Não duvido que as mulheres tenham amado Don Giovanni. Seduziram-no e, em muitos casos, amaram-no. Elas são as sedutoras, não o pobre Don Giovanni, sempre correndo atrás do odor di femina, como se fosse empurrado por um tropismo irresistível. O problema está em saber se Don Giovanni é capaz de amar. E para essa questão não creio que se tenha encontrado resposta.

A concepção ética do escritor, de que atrás falávamos, levou-o a eliminar Don Octávio, devido à sua faiblesse de carácter, à sua cobardia? Apesar de, deste modo, ter alterado subitamente o carácter giocoso da ópera?

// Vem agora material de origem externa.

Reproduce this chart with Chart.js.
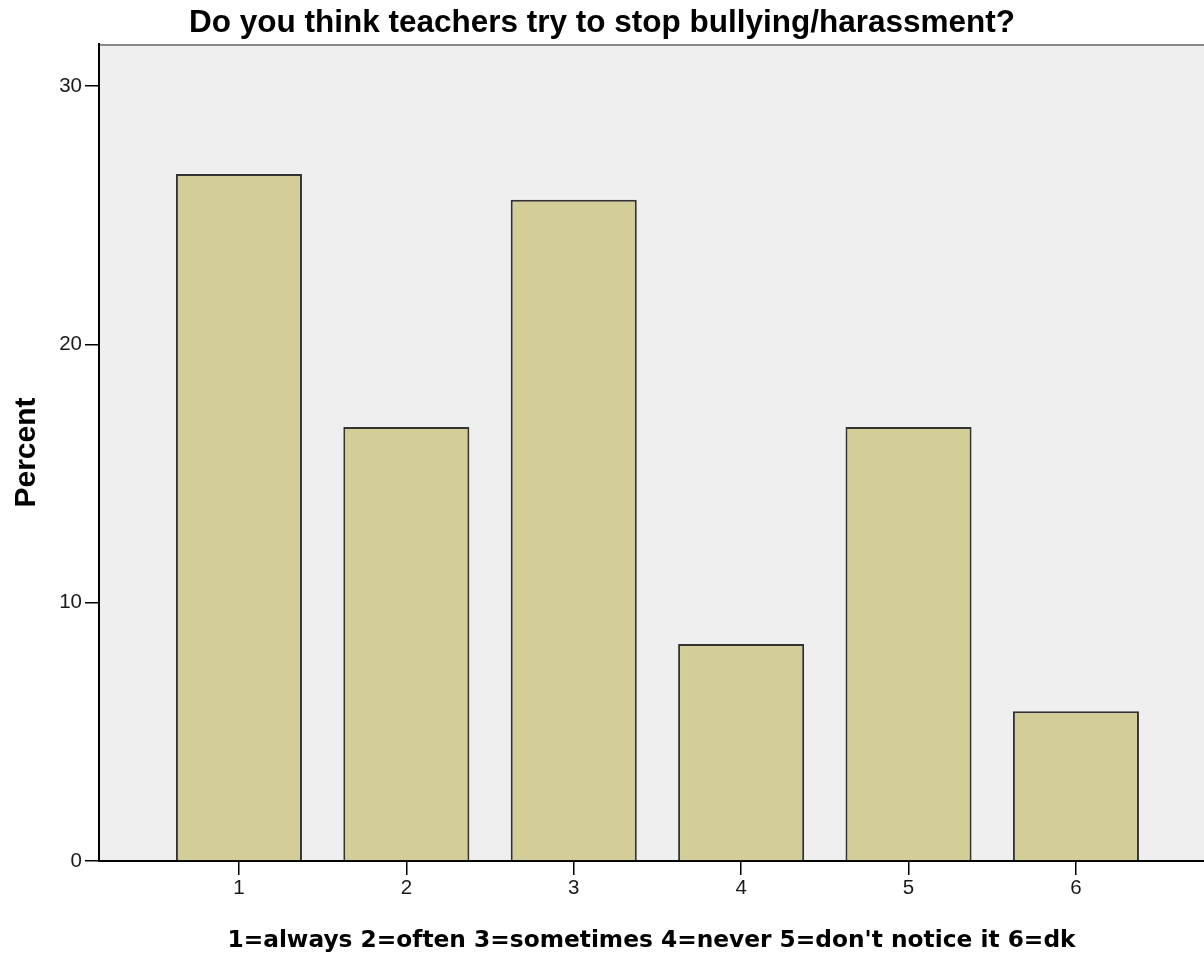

Com perdão da vulgaridade da expressão, Don Ottavio é um fala-barato, além de um cobarde. Como Lorenzo da Ponte não o matou, matei-o eu. Não se perdeu nada. Donna Anna depressa encontrará um substituto.

No final da peça, Leporello diz: «Deus e o Diabo estão de acordo em querer o que a mulher quer?». Estaremos aqui, já não perante o Mito de D. João, mas de um outro, porventura mais poderoso: O Mito da Mulher e do Eterno Feminino?

Nada é eterno, meu caro Bruno. E eu, ao mito da mulher, sempre preferi a mulher desmitificada. Não foram as mulheres que se mitificaram a si próprias, foram os homens. E não parece que elas tenham ganho muito com isso.